Jakarta, CNBC Indonesia - Badan Meteorologi, Klimatologi, dan Geofisika (BMKG) mencatat, sebelum gempa yang terjadi di 7.01 LS dan 105.26 BT atau 52 km barat daya Sumur, Banten, Jumat (14/1/2022). telah terjadi sebanyak 8 kali gempa bumi. Beberapa diantaranya bahkan menimbulkan tsunami.
Menurut Kepala BMKG Dwikorita Karnawati, gempa yang terjadi adalah gempa tektonik dan juga akibat aktivitas gunung berapi.
Dalam catatan BMKG, pada 22 Desember 2018, terjadi gempa bumi yang disertai tsunami. Lalu, pada 2 Agustus 2019, Selat Sunda diguncang gempa magnitudo M7,4 yang merusak Banten dan disertai peringatan potensi tsunami.
Dwikorita menjelaskan, kedua gempa tersebut berbeda, yakni tektonik dan akibat aktivitas anak gunung Krakatau.
"Pada 22 Desember 2018, tsunami terjadi akibat aktivitas gunung api Anak Gunung Krakatau. Karena erupsi yang memicu adanya material masuk ke dalam laut.

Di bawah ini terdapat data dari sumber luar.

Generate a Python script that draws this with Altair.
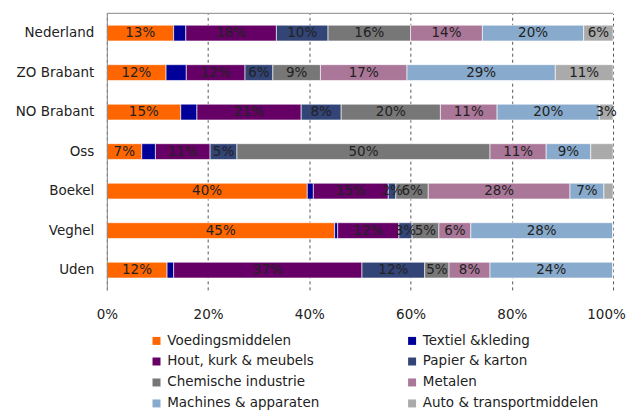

Pada saat itu, BMKG tidak mengeluarkan peringatan dini karena memang tidak memonitor aktivitas gunung api," kata Dwikorita saat jumpa pers virtual tentang Gempa Banten, Jumat (14/1/2022).
Sementara, pada 2 Agustus 2019, BMKG mengeluarkan peringatan dini potensi tsunami karena memang yang terjadi adalah gempa tektonik.
"Peralatan kami nggak dirancang memonitor aktivitas gunung api, sehingga sehingga kami tidak menangkap sinyal tsunami. Karena mekanismenya beda. Peralatan kami dirancang khusus memonitor gempa tektonik," kata dia.
Karena itu, lanjutnya, BMKG bekerjasama dengan lembaga pemantau aktivitas gunung api di Indonesia.
"Dari pengalaman gempa tersebut, kami mengajak lembaga yang memonitor gunung api bekerjasama. Kini peralatan kami sudah bisa memonitor aktivitas gunung api di dalam laut, di Selat Sunda. Untuk di wilayah lain belum karena belum ter-install, sehingga sistemnya belum terkoneksi ke sistem BMKG," kata Dwikorita.